The first floor would remain open in the evenings, and be an informal space for students to talk, hold meetings, meet with study groups and do schoolwork.

The second floor will remain the large lounge and kitchen space, which can hold lectures, film screenings and discussions. Currently, student organizations such as Alianza and Queers & Allies hold meetings in the second floor of Carr Hall on weekday evenings.

The third floor would be office space for the Director, Associate Director and Coordinator.

Students of underrepresented identities, who have advocated for a space like the Intercultural Center for years, note the lack of safe spaces on campus and the binary between academic and social space. Many students feel that the CCSRE is too academic of a space, and the changes to the space will allow it to be more hybridized.

“I do not see the Intercultural Center having faculty spaces. I think that should be separate,” Zeke Caceres ’15 said. “Having a space with a large social component, less influenced by academics, is something that is valuable here.”

Dean Collado has hopes that the space will bring faculty, staff and students together meaningfully to blur the academic and social binary.

“One of the most important things that Carr Hall will offer is to truly integrate the academic with the cultural, the social and the personal, so that students won’t compartmentalize their lived experiences from what they learn academically,” Collado said. “Students are eager to have spaces in which their multiple identities can intersect and their intellectual curiosities can be fueled.”

“Carr Hall can serve as a nexus for great things that are already happening on campus put on by other centers like Chellis House, the Scott Center and Hillcrest,” she added. “Students don’t have to be pulled to one space, but can see how they all connect. Having something exist in only one place is a real waste for such a small community.”

“My voice is one of many, but I think one of the reasons spaces like Carr Hall are so necessary is because in places like Middlebury, and higher education at large, students should inhabit space and feel that it belongs to them,” Debanjan Roychoudhury ’16 said. “In my experience, students of color, queer students, first-generation students and international students feel that the space of Middlebury is not for them. I hope students use the space, feel welcome and feel like it is theirs.”

The kind of ownership over space that Roychoudhury talks about aligns with administrators’ vision of the Intercultural Space.

“Ultimately, the biggest change is the creation of a community, one that serves multiple constituencies and allows different groups to retain their coherence while working meaningfully with other groups,” Sagarena said.

“The biggest goal is that underrepresented students feel that this is a home base from which they feel they can take ownership of the campus,” Sagarena continues. “That’s not to say that everyone who is ‘other’ gets siloed here, but that it can be a springboard for feeling comfortable in that space, then taking that feeling into spaces they feel less comfortable in.”
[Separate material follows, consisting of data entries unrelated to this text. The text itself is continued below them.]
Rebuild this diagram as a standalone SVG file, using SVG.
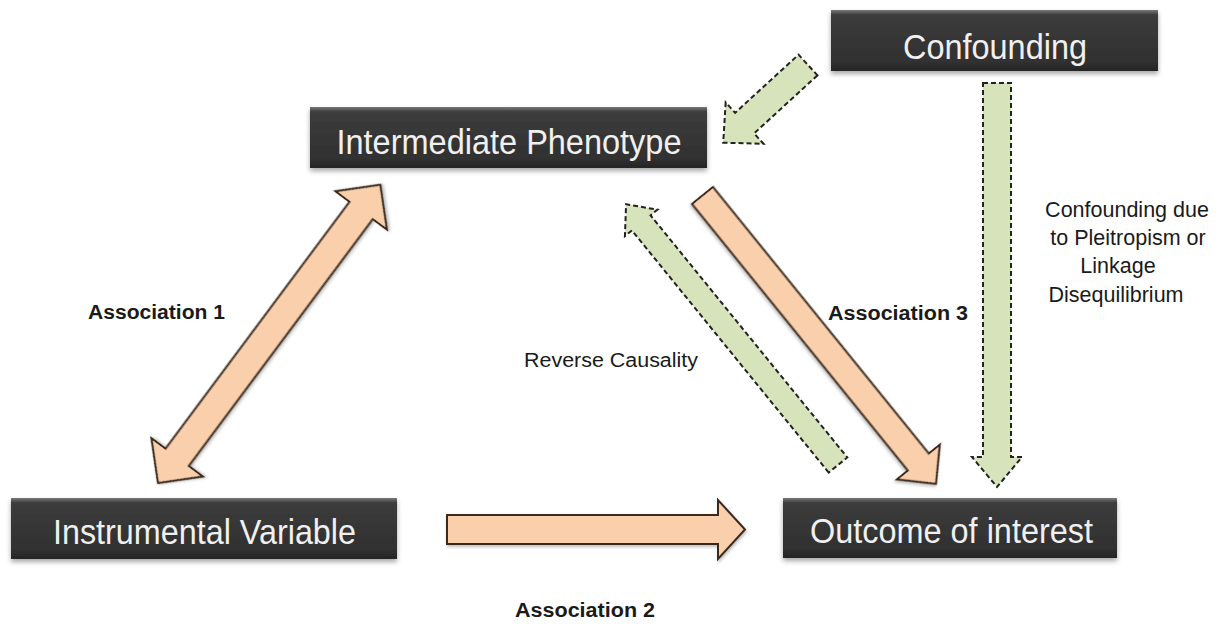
<svg xmlns="http://www.w3.org/2000/svg" width="1220" height="624" viewBox="0 0 1220 624">
<defs>
  <linearGradient id="nodeGrad" x1="0" y1="0" x2="0" y2="1">
    <stop offset="0" stop-color="#7a7a7a"/>
    <stop offset="0.08" stop-color="#3c3c3c"/>
    <stop offset="0.85" stop-color="#303030"/>
    <stop offset="1" stop-color="#252525"/>
  </linearGradient>
  <filter id="shadow" x="-10%" y="-20%" width="120%" height="150%">
    <feDropShadow dx="0" dy="3" stdDeviation="2.5" flood-color="#000" flood-opacity="0.35"/>
  </filter>
  <filter id="ashadow" x="-10%" y="-10%" width="120%" height="120%">
    <feDropShadow dx="1" dy="2" stdDeviation="1.5" flood-color="#000" flood-opacity="0.25"/>
  </filter>
</defs>
<style>
  .node rect { fill: url(#nodeGrad); filter: url(#shadow); }
  .node text { font-family: "Liberation Sans", Arial, sans-serif; font-size: 35px; fill: #f0f0f0; text-anchor: middle; }
  .assoc { fill: #f9cfac; stroke: #3a2a1e; stroke-width: 2; stroke-linejoin: miter; filter: url(#ashadow); }
  .conf { fill: #d7e3bb; stroke: #222; stroke-width: 2; stroke-dasharray: 5 3; stroke-linejoin: miter; }
  .lbl { font-family: "Liberation Sans", Arial, sans-serif; font-size: 20px; fill: #1a1a1a; }
  .bold { font-weight: bold; }
  .side { font-size: 21.5px; }
</style>
<rect width="1220" height="624" fill="#ffffff"/>

<g id="connectors">
  <!-- Association 1 (double-headed) -->
  <g id="assoc1" transform="translate(158,483) rotate(-53.3)">
    <polygon class="assoc" points="0,0 32,-32 32,-14.5 340,-14.5 340,-32 372,0 340,32 340,14.5 32,14.5 32,32"/>
  </g>
  <!-- Association 2 -->
  <polygon id="assoc2" class="assoc" points="447,515 718,515 718,500 745,529.5 718,559 718,544 447,544"/>
  <!-- Association 3 -->
  <g id="assoc3" transform="translate(702.5,195.5) rotate(51)">
    <polygon class="assoc" points="0,-13.5 343,-13.5 343,-27.5 371,0 343,27.5 343,13.5 0,13.5"/>
  </g>
  <!-- Reverse causality -->
  <g id="reverse" transform="translate(838,465) rotate(-129.1)">
    <polygon class="conf" points="0,-12 312,-12 312,-21 336,0 312,21 312,12 0,12"/>
  </g>
  <!-- Confounding to Intermediate Phenotype -->
  <g id="conf-ip" transform="translate(808,65) rotate(137.5)">
    <polygon class="conf" points="0,-14 86,-14 86,-28 115,0 86,28 86,14 0,14"/>
  </g>
  <!-- Confounding to Outcome -->
  <polygon id="conf-out" class="conf" points="983,83 1011,83 1011,457 1022,457 997,487 972,457 983,457"/>
</g>

<g id="node-intermediate" class="node">
  <rect x="310" y="107" width="397" height="61"/>
  <text x="509" y="154" textLength="345" lengthAdjust="spacingAndGlyphs">Intermediate Phenotype</text>
</g>
<g id="node-confounding" class="node">
  <rect x="831" y="10" width="327" height="61"/>
  <text x="995" y="59" textLength="184" lengthAdjust="spacingAndGlyphs">Confounding</text>
</g>
<g id="node-instrumental" class="node">
  <rect x="11" y="498" width="386" height="61"/>
  <text x="204.5" y="544" textLength="303" lengthAdjust="spacingAndGlyphs">Instrumental Variable</text>
</g>
<g id="node-outcome" class="node">
  <rect x="783" y="498" width="334" height="60"/>
  <text x="951.5" y="543" textLength="283" lengthAdjust="spacingAndGlyphs">Outcome of interest</text>
</g>

<g id="labels">
  <text class="lbl bold" x="88" y="319" textLength="137" lengthAdjust="spacingAndGlyphs">Association 1</text>
  <text class="lbl bold" x="828" y="320" textLength="140" lengthAdjust="spacingAndGlyphs">Association 3</text>
  <text class="lbl bold" x="515" y="617" textLength="140" lengthAdjust="spacingAndGlyphs">Association 2</text>
  <text class="lbl" x="524" y="367" textLength="174" lengthAdjust="spacingAndGlyphs">Reverse Causality</text>
  <g class="lbl side" text-anchor="middle">
    <text x="1127" y="217">Confounding due</text>
    <text x="1128" y="245">to Pleitropism or</text>
    <text x="1118" y="273">Linkage</text>
    <text x="1116" y="302">Disequilibrium</text>
  </g>
</g>
</svg>
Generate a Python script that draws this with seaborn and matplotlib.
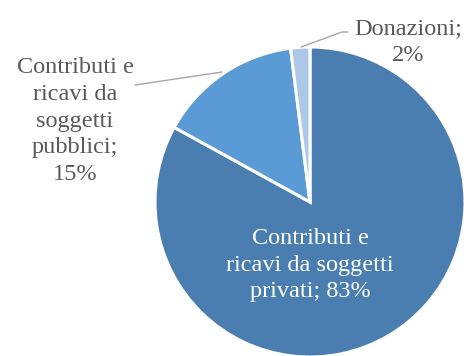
import matplotlib
matplotlib.use("Agg")
import matplotlib.pyplot as plt
import seaborn as sns

categories = ["Contributi e\nricavi da soggetti\nprivati", "Contributi e\nricavi da\nsoggetti\npubblici", "Donazioni"]
values = [83, 15, 2]
colors = ["#4A7EB0", "#5B9BD5", "#ADC8E6"]

sns.set_style("white")
plt.rcParams['font.family'] = ['Liberation Serif', 'DejaVu Serif']

fig = plt.figure(figsize=(4.71, 3.56), dpi=100)
ax = fig.add_axes([0, 0, 1, 1])

cx, cy, r = 310, 154, 155
wedges, _ = ax.pie(values, colors=colors, startangle=90, counterclock=False,
                   center=(cx, cy), radius=r,
                   wedgeprops=dict(edgecolor='white', linewidth=2.2))
ax.set_xlim(0, 471)
ax.set_ylim(0, 356)
ax.set_aspect('equal')
ax.axis('off')

labels = [f"{c}; {v}%" if i == 0 else f"{c};\n{v}%" for i, (c, v) in enumerate(zip(categories, values))]
ax.text(310, 91, labels[0], color='white', fontsize=17.5,
        ha='center', va='center', linespacing=1.35)
ax.text(75, 235, labels[1], color='#595959', fontsize=17.5,
        ha='center', va='center', linespacing=1.35)
ax.text(408, 314, labels[2], color='#595959', fontsize=17.5,
        ha='center', va='center', linespacing=1.35)

ax.plot([301, 342, 348], [309, 324, 324], color='#A6A6A6', lw=1)
ax.plot([222, 135], [284, 271], color='#A6A6A6', lw=1)

fig.savefig("out.png", dpi=100)
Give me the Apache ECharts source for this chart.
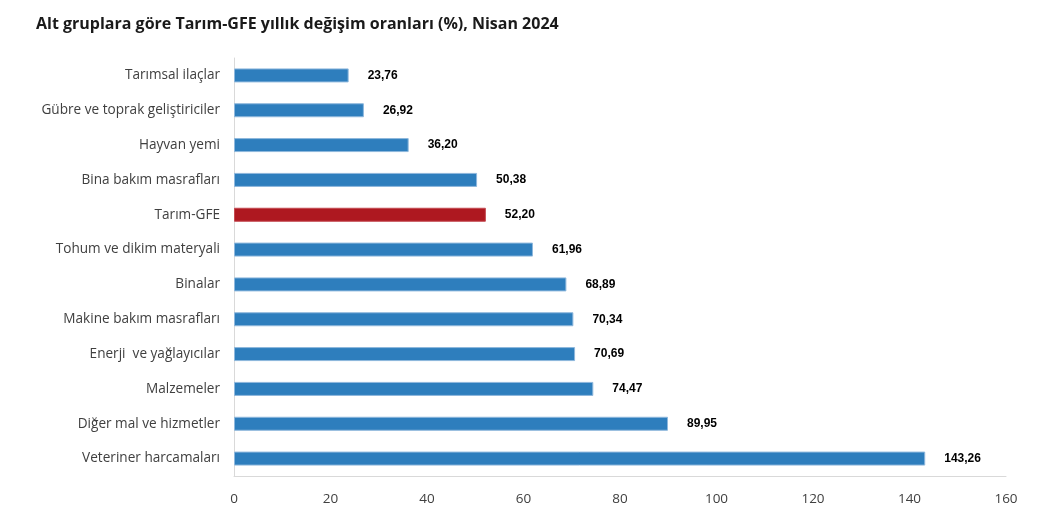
<!DOCTYPE html>
<html><head><meta charset="utf-8">
<script src="https://cdn.jsdelivr.net/npm/echarts@6/dist/echarts.min.js"></script>
<style>html,body{margin:0;padding:0;background:#fff}#c{width:1041px;height:516px}</style>
</head><body><div id="c"></div>
<script>
const categories = ["Tarımsal ilaçlar","Gübre ve toprak geliştiriciler","Hayvan yemi","Bina bakım masrafları","Tarım-GFE","Tohum ve dikim materyali","Binalar","Makine bakım masrafları","Enerji  ve yağlayıcılar","Malzemeler","Diğer mal ve hizmetler","Veteriner harcamaları"];
const values = [23.76,26.92,36.20,50.38,52.20,61.96,68.89,70.34,70.69,74.47,89.95,143.26];
const xTicks = [0,20,40,60,80,100,120,140,160];
const highlight = "Tarım-GFE";

const chart = echarts.init(document.getElementById('c'), null, {renderer:'canvas'});
chart.setOption({
  animation:false,
  title:{text:"Alt gruplara göre Tarım-GFE yıllık değişim oranları (%), Nisan 2024",left:31,top:11,
    textStyle:{fontFamily:"Open Sans",fontWeight:'bold',fontSize:16,color:'#1a1a1a'}},
  grid:{left:234,right:35,top:58,bottom:40},
  xAxis:{type:'value',min:xTicks[0],max:xTicks[xTicks.length-1],interval:20,
    axisLine:{show:true,lineStyle:{color:'#d9d9d9'}},axisTick:{show:false},splitLine:{show:false},
    axisLabel:{margin:16,fontFamily:"Open Sans",fontSize:13.5,color:'#404040'}},
  yAxis:{type:'category',inverse:true,data:categories,
    axisLine:{show:true,lineStyle:{color:'#d9d9d9'}},axisTick:{show:false},
    axisLabel:{margin:14,fontFamily:"Open Sans",fontSize:13.6,color:'#404040'}},
  series:[{type:'bar',barWidth:14,
    data:values.map((v,i)=>({value:v,itemStyle:{color:categories[i]===highlight?'#AE1820':'#2E7EBD',
      borderColor:categories[i]===highlight?'#c44a50':'#8fb8dd',borderWidth:1}})),
    label:{show:true,position:'right',distance:19,fontFamily:"Liberation Sans",fontWeight:'bold',fontSize:12,color:'#000',
      formatter:p=>p.value.toFixed(2).replace('.',',')}}]
});
</script></body></html>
The answers to whether the proposal is passed should be clear within the next month. There has been a high level of care and thought put into the proposal for the Intercultural Center, so that it fits as seamlessly as possible into the fabric of the campus. Ultimately, the success of the Intercultural Center will rest on the voices and participation of students, faculty and staff of all backgrounds to shape the space according to their shared needs.